Women's Hockey Coach Melody Davidson Looks Ahead to 2010

Training Camp Underway, Players Must Deal With ‘Reality, Not Perception’

Twenty-six of this nation’s best women’s hockey players are assembled on the West Coast, taking their first steps as a team toward defending Olympic gold.

A training camp for the national hockey team is underway in Dawson Creek and Tumbler Ridge, B.C., and will run to June 16. The aim is to have the players gel as a team but also, as head coach Melody Davidson said, to give them strong physiological training with off-ice conditioning and on-ice skill development.

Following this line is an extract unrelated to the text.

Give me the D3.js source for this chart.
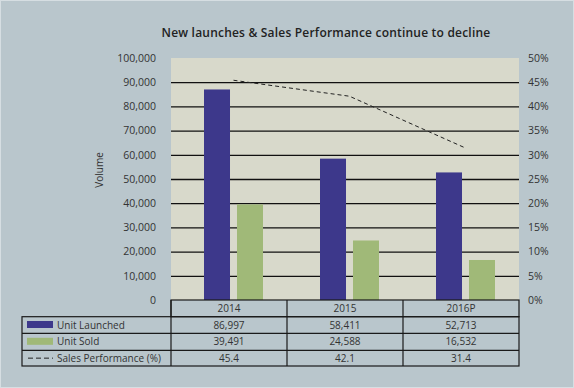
<!DOCTYPE html>
<html>
<head>
<meta charset="utf-8">
<script src="https://cdn.jsdelivr.net/npm/d3@7"></script>
<style>
  body { margin: 0; background: #b9c6cc; }
  svg { display: block; font-family: "Open Sans", "Lato", sans-serif; }
</style>
</head>
<body>
<svg id="chart" width="574" height="388"></svg>
<script>

// chart data
const categories = ["2014", "2015", "2016P"];
const unitLaunched = [86997, 58411, 52713];
const unitSold = [39491, 24588, 16532];
const salesPerf = [45.4, 42.1, 31.4];
const volumeTicks = [0, 10000, 20000, 30000, 40000, 50000, 60000, 70000, 80000, 90000, 100000];
const pctTicks = [0, 5, 10, 15, 20, 25, 30, 35, 40, 45, 50];
const seriesNames = ["Unit Launched", "Unit Sold", "Sales Performance (%)"];

const svg = d3.select("#chart");

const plotLeft = 171, plotRight = 519, plotTop = 58, plotBottom = 300;
const blue = "#3d388b", green = "#a0b978";

// outer frame
svg.append("rect")
   .attr("x", 0.5).attr("y", 0.5)
   .attr("width", 573).attr("height", 387)
   .attr("fill", "#b9c6cc")
   .attr("stroke", "#d6dee2");

svg.append("rect")
   .attr("x", plotLeft).attr("y", plotTop)
   .attr("width", plotRight - plotLeft).attr("height", plotBottom - plotTop)
   .attr("fill", "#d8d9cb");

var xScale = d3.scaleBand().domain(categories).range([plotLeft, plotRight]);
var subScale = d3.scaleBand().domain(["launched", "sold"]).range([33, 92]).paddingInner(0.212);
var yScale = d3.scaleLinear().domain([0, 100000]).range([plotBottom, plotTop]);
var yPct = d3.scaleLinear().domain([0, 50]).range([plotBottom, plotTop]);

// gridlines
svg.append("g")
   .attr("transform", `translate(${plotLeft},0)`)
   .call(d3.axisLeft(yScale).tickValues(volumeTicks.slice(1, -1)).tickSize(-(plotRight - plotLeft)).tickFormat(""))
   .call(g => g.select(".domain").remove())
   .selectAll("line").attr("stroke", "#111").attr("stroke-width", 1.3);

// left axis
svg.append("g")
   .attr("transform", `translate(156,0)`)
   .call(d3.axisLeft(yScale).tickValues(volumeTicks).tickSize(0).tickPadding(0).tickFormat(d3.format(",")))
   .call(g => g.select(".domain").remove())
   .selectAll("text")
   .attr("font-size", 10.5).attr("fill", "#333").attr("font-family", "Open Sans, sans-serif");

// right axis
svg.append("g")
   .attr("transform", `translate(528,0)`)
   .call(d3.axisRight(yPct).tickValues(pctTicks).tickSize(0).tickPadding(0).tickFormat(d => d + "%"))
   .call(g => g.select(".domain").remove())
   .selectAll("text")
   .attr("font-size", 10.5).attr("fill", "#333").attr("font-family", "Open Sans, sans-serif");

svg.append("text")
   .attr("transform", "translate(103,170) rotate(-90)")
   .attr("text-anchor", "middle")
   .attr("font-size", 10)
   .attr("fill", "#333")
   .text("Volume");

// bars
svg.selectAll(".bar-launched")
   .data(unitLaunched)
   .enter()
   .append("rect")
   .attr("class", "bar-launched")
   .attr("x", (d, i) => xScale(categories[i]) + subScale("launched"))
   .attr("width", subScale.bandwidth())
   .attr("y", d => yScale(d))
   .attr("height", d => plotBottom - yScale(d))
   .attr("fill", blue);

svg.selectAll(".bar-sold")
   .data(unitSold)
   .enter()
   .append("rect")
   .attr("class", "bar-sold")
   .attr("x", (d, i) => xScale(categories[i]) + subScale("sold"))
   .attr("width", subScale.bandwidth())
   .attr("y", d => yScale(d))
   .attr("height", d => plotBottom - yScale(d))
   .attr("fill", green);

// sales performance line
var line = d3.line()
             .x((d, i) => xScale(categories[i]) + (subScale.range()[0] + subScale.range()[1]) / 2)
             .y(d => yPct(d));

svg.append("path")
   .datum(salesPerf)
   .attr("d", line)
   .attr("fill", "none")
   .attr("stroke", "#222")
   .attr("stroke-width", 1)
   .attr("stroke-dasharray", "4 3");

// title
svg.append("text")
   .attr("x", 326).attr("y", 37)
   .attr("text-anchor", "middle")
   .attr("font-size", 12)
   .attr("font-weight", 600)
   .attr("letter-spacing", 0.2)
   .attr("fill", "#222")
   .text("New launches & Sales Performance continue to decline");

// data table
const tableLeft = 22;
const rowY = [300, 316.7, 333.3, 350.3, 366];
const table = svg.append("g").attr("fill", "none").attr("stroke", "#1a1a1a").attr("stroke-width", 1.2);

// header row only spans the category columns
table.append("rect").attr("x", plotLeft).attr("y", rowY[0]).attr("width", plotRight - plotLeft).attr("height", rowY[1] - rowY[0]);
table.append("rect").attr("x", tableLeft).attr("y", rowY[1]).attr("width", plotRight - tableLeft).attr("height", rowY[4] - rowY[1]);
rowY.slice(2, 4).forEach(y => {
    table.append("line").attr("x1", tableLeft).attr("x2", plotRight).attr("y1", y).attr("y2", y);
});
categories.forEach(c => {
    table.append("line").attr("x1", xScale(c)).attr("x2", xScale(c)).attr("y1", rowY[0]).attr("y2", rowY[4]);
});

const cellText = svg.append("g").attr("font-size", 10).attr("fill", "#333").attr("text-anchor", "middle");

cellText.selectAll(".cat")
   .data(categories)
   .enter()
   .append("text")
   .attr("x", d => xScale(d) + xScale.bandwidth() / 2)
   .attr("y", (rowY[0] + rowY[1]) / 2 + 3.5)
   .text(d => d);

const rows = [
    unitLaunched.map(d3.format(",")),
    unitSold.map(d3.format(",")),
    salesPerf.map(d => d.toFixed(1))
];

rows.forEach((vals, r) => {
    cellText.selectAll(".row" + r)
       .data(vals)
       .enter()
       .append("text")
       .attr("x", (d, i) => xScale(categories[i]) + xScale.bandwidth() / 2)
       .attr("y", (rowY[r + 1] + rowY[r + 2]) / 2 + 3.5)
       .text(d => d);
});

// legend keys in the first column
seriesNames.forEach((name, r) => {
    var cy = (rowY[r + 1] + rowY[r + 2]) / 2;
    if (r < 2) {
        svg.append("rect")
           .attr("x", 27).attr("y", cy - 4)
           .attr("width", 26).attr("height", 7)
           .attr("fill", r == 0 ? blue : green);
    }
    else {
        svg.append("line")
           .attr("x1", 28).attr("x2", 53)
           .attr("y1", cy).attr("y2", cy)
           .attr("stroke", "#222")
           .attr("stroke-dasharray", "5 3");
    }
    svg.append("text")
       .attr("x", 57).attr("y", cy + 3.5)
       .attr("font-size", 10)
       .attr("fill", "#333")
       .text(name);
});

</script>
</body>
</html>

Of the 26 players selected for this training camp, 21 will suit up next February at the 2010 Olympic Winter Games. Davidson was head coach in Torino 2006 where Canada won gold, and assistant coach in Salt Lake City 2002 where Canada also took home gold. Next year, they aim for a three-peat.

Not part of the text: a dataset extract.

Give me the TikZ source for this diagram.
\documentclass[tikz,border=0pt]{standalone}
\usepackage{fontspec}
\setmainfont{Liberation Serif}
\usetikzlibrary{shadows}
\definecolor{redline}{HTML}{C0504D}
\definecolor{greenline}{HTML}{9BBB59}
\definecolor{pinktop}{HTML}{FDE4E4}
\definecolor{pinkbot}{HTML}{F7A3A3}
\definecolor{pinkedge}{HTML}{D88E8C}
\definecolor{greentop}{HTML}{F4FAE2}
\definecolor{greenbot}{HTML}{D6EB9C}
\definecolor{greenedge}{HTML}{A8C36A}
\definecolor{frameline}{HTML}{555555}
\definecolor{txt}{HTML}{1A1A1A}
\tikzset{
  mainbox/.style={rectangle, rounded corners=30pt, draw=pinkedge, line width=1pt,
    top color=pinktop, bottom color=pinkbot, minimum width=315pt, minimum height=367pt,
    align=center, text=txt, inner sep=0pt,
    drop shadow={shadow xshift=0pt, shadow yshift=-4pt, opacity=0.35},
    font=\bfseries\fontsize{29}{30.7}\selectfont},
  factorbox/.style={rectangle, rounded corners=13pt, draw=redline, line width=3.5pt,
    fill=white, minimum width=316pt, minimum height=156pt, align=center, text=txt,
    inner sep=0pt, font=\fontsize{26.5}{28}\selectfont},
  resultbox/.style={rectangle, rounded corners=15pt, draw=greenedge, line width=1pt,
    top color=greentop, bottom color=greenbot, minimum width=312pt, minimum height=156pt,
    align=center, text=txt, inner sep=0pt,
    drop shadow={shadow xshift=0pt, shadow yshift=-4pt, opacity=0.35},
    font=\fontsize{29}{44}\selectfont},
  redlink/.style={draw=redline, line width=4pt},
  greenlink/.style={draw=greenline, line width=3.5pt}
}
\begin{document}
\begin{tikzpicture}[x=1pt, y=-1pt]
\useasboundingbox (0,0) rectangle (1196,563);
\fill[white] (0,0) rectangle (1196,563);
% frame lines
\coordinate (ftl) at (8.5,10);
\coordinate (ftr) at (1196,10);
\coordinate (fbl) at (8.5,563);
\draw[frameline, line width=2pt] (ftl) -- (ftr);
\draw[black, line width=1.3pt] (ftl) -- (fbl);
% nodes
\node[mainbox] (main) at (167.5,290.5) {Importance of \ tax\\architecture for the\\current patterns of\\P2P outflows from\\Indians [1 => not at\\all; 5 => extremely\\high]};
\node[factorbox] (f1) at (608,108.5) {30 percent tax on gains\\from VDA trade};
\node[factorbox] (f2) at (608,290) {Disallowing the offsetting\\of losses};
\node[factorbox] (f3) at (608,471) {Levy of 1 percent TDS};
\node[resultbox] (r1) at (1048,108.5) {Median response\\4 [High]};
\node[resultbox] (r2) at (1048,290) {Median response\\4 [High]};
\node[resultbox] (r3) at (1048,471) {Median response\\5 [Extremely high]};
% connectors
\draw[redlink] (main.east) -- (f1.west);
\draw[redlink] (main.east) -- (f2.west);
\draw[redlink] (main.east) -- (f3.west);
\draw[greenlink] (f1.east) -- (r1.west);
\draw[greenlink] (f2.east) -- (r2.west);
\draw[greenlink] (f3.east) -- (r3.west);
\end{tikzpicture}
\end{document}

“It’s an incredible honour,” Davidson said of her role as head coach. “It’s a great program with terrific people. It’s very humbling.”

She said that excitement is building amongst the team. For the players, Olympic fervour is motivating and for some of them it is brand new. “For others, they have been through it and it’s bringing back great memories, terrific thoughts about how hard they have to work,” Davidson said before adding: “Well, maybe those aren’t such terrific thoughts.”

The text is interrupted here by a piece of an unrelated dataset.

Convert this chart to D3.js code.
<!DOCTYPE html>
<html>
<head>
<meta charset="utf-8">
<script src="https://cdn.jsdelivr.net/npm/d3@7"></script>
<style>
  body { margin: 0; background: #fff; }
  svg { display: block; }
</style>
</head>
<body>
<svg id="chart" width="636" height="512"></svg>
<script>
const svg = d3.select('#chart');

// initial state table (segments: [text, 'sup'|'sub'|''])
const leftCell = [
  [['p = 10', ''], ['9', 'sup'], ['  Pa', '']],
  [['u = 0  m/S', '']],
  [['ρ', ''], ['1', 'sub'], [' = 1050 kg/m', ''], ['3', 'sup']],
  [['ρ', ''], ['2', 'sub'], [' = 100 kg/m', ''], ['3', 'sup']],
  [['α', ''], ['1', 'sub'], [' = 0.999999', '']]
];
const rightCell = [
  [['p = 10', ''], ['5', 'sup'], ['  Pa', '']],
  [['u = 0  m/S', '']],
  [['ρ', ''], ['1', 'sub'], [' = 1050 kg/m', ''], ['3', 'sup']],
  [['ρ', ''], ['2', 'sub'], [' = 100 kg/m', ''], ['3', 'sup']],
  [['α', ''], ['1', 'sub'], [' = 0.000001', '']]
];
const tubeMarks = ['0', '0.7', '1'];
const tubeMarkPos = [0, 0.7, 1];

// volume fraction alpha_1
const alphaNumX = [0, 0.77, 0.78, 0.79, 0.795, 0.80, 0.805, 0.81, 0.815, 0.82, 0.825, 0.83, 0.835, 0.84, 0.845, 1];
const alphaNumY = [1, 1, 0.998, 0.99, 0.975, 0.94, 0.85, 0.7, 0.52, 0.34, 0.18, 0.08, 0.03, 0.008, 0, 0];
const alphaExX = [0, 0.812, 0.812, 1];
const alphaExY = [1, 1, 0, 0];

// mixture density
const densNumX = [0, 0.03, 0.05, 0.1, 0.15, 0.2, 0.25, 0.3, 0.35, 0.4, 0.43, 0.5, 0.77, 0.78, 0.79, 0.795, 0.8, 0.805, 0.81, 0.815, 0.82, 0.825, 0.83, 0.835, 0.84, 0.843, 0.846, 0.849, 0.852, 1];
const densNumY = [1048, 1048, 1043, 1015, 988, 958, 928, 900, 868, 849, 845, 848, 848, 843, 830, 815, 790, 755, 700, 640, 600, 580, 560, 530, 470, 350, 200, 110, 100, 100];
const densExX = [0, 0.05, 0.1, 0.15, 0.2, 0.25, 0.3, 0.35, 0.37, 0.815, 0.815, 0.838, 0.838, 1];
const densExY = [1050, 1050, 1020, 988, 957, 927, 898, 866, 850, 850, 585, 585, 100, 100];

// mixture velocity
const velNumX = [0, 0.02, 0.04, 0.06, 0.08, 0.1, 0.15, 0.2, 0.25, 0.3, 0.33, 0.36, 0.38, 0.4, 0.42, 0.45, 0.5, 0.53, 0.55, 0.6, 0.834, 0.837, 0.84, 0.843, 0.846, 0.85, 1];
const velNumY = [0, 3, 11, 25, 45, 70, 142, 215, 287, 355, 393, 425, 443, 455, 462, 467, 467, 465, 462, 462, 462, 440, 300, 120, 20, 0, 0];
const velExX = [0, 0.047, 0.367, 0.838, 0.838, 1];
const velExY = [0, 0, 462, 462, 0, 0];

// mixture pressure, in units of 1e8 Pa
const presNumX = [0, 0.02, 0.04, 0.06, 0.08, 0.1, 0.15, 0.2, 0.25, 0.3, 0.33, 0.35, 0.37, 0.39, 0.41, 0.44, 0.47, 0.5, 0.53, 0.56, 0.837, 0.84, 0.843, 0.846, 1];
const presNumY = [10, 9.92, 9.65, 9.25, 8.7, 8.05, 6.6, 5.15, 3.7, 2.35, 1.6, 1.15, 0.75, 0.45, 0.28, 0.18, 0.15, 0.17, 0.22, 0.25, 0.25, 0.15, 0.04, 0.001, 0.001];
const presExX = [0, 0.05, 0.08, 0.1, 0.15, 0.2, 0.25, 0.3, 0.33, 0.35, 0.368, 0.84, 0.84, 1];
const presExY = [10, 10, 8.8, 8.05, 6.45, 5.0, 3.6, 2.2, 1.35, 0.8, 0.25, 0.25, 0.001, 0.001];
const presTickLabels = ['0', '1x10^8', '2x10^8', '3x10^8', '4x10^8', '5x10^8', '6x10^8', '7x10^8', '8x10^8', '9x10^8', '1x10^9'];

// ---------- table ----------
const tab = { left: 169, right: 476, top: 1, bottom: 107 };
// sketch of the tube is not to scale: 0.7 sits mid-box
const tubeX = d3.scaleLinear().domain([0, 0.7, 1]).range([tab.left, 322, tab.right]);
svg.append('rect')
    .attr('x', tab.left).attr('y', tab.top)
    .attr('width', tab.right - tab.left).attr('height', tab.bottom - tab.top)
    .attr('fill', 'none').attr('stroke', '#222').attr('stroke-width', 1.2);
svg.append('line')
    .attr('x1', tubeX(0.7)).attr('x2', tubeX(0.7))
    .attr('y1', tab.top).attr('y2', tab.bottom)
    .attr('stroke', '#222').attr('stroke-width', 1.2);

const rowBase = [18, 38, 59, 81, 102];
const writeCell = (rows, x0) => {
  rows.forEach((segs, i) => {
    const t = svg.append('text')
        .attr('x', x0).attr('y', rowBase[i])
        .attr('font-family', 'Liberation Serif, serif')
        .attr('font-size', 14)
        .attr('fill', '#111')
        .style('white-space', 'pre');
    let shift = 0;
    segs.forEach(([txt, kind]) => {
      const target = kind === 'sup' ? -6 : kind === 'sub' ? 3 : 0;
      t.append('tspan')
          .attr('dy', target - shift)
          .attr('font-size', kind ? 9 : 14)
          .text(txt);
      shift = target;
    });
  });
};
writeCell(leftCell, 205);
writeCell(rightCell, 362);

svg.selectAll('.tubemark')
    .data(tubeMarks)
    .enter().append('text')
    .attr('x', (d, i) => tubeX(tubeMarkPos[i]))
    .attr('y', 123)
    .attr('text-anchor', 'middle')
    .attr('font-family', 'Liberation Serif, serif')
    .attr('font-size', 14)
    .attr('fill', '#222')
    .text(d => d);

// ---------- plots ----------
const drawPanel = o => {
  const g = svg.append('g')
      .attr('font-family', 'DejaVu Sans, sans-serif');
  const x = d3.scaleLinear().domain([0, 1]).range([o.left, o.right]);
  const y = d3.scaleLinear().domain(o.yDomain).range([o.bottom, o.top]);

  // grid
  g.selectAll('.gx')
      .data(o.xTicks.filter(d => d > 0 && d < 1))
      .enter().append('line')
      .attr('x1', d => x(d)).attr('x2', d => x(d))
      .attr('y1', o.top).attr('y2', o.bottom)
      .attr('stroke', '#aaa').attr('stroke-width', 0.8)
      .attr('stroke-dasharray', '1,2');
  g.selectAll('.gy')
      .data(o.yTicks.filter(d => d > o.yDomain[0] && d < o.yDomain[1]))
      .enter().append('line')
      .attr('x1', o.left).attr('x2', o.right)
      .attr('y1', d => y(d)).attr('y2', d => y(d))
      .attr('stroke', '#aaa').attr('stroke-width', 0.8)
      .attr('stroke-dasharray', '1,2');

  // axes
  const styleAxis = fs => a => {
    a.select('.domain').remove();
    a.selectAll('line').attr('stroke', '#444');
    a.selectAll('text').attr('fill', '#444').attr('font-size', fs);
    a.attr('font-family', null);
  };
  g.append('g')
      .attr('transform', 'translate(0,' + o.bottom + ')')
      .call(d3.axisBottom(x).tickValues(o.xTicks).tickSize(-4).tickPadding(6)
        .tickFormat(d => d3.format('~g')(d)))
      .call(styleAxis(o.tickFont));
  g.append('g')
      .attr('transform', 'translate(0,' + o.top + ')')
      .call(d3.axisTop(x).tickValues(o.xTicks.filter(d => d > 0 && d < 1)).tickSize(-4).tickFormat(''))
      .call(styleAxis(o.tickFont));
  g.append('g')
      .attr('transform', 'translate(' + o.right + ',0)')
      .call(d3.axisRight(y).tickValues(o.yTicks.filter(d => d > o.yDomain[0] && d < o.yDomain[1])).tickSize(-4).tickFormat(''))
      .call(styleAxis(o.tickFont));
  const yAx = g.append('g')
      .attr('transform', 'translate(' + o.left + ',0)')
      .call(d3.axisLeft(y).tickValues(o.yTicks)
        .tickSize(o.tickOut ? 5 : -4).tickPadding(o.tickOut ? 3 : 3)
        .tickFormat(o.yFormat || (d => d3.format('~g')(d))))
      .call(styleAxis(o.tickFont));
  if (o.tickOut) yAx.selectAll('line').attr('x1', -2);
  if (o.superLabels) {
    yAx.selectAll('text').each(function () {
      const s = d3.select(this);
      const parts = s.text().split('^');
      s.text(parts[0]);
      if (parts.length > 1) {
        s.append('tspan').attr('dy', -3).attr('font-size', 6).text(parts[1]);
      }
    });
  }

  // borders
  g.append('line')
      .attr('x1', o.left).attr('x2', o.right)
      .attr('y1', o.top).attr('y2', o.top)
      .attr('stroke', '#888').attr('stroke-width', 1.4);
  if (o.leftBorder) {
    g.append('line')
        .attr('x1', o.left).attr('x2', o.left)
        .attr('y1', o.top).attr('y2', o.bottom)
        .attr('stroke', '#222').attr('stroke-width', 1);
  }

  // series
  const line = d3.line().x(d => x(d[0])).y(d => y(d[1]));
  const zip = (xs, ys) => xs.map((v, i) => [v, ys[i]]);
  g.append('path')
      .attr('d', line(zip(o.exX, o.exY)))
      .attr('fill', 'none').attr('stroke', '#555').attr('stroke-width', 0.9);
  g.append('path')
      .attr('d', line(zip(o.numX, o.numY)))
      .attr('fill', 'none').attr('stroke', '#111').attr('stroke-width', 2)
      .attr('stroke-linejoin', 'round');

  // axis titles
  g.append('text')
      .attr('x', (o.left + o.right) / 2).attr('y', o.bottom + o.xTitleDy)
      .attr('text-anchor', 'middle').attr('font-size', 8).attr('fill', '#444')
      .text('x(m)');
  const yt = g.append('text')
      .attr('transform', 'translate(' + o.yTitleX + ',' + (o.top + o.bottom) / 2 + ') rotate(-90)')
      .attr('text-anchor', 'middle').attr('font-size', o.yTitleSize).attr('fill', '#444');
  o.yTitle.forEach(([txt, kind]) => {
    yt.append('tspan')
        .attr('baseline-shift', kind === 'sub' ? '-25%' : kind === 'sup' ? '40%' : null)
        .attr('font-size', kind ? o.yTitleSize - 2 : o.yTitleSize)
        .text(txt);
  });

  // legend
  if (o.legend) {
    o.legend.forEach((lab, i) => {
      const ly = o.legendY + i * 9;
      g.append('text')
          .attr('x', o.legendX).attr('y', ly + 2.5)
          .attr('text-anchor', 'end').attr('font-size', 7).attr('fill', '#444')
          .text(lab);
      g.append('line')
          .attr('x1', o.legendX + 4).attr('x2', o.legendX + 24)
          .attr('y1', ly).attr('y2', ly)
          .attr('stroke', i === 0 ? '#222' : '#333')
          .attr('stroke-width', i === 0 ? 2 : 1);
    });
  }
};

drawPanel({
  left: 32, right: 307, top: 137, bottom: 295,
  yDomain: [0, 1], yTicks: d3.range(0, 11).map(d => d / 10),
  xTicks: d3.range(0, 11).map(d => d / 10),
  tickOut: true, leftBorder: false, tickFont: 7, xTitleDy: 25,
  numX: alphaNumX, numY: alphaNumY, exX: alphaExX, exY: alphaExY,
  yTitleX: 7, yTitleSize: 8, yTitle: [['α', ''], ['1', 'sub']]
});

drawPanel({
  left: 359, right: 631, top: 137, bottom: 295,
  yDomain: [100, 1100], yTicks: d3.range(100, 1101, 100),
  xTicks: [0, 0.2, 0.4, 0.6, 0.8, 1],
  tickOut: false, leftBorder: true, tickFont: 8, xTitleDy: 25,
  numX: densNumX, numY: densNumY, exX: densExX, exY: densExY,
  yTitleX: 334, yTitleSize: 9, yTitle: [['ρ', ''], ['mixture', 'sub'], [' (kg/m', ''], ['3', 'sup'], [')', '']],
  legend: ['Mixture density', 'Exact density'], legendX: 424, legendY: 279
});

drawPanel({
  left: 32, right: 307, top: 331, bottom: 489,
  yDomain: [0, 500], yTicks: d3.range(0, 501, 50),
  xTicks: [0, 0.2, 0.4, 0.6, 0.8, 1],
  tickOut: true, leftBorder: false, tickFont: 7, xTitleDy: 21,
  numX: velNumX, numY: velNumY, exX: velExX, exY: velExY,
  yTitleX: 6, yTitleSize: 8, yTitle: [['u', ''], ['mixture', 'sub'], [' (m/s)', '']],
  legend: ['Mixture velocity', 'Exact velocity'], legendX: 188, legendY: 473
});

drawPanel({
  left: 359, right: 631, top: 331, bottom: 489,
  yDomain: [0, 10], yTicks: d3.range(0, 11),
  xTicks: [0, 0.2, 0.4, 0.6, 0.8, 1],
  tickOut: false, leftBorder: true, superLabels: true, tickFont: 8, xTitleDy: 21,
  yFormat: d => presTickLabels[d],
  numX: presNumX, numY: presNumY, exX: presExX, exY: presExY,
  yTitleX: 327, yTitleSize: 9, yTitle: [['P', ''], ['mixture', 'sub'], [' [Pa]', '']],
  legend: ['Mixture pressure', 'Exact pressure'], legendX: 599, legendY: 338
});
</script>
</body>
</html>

Davidson is charged with bringing together a group of individual hockey stars and forging ahead as a team, as one unit. She said that challenges are inherent, such as working hard with communication and dealing with what she calls “reality, not perception.” But for all players, the goal is the same: to make the Olympic squad and to win.

Canada is coming off a loss to the United States at the 2009 World Championships. It was the Americans’ fourth victory over Canada in the past five meetings. Yet the U.S. had beaten Canada eight straight times heading into Salt Lake City, where Canada won the Olympic crown. Davidson said the rivalry between neighbouring countries is healthy and one of the best in the world. In Vancouver, it will have been going strong for a full 20 years.

“Both countries have tremendous talent,” Davidson said. “For the women’s game, it’s great that these (players) are the role models that others look up to in both countries. I think our rivalry is very healthy and gets the best out of everyone who is involved in it.”

Two nations in another women’s hockey rivalry will pose challenges to Canada, according to Davidson. Both Sweden and Finland, who share a rivalry not unlike U.S.-Canada, will be in the thick of things at the 2010 Olympic hockey tournament. Sweden beat Canada late last year and Finland is “always knocking on the door,” Davidson said. “Those countries can beat you on any given day. If you are on the ice with them, you can’t be looking forward to the next game – you have to look forward to the next shift.”

Davidson said that Russia has tremendous talent on the women’s side, though their goaltending remains an area of concern. China is an up-and-comer and need to be taken very seriously on the international scene.

Yet something will remain unique and special about the U.S.-Canada matchup and in Vancouver next year, the matchup could take on golden stakes.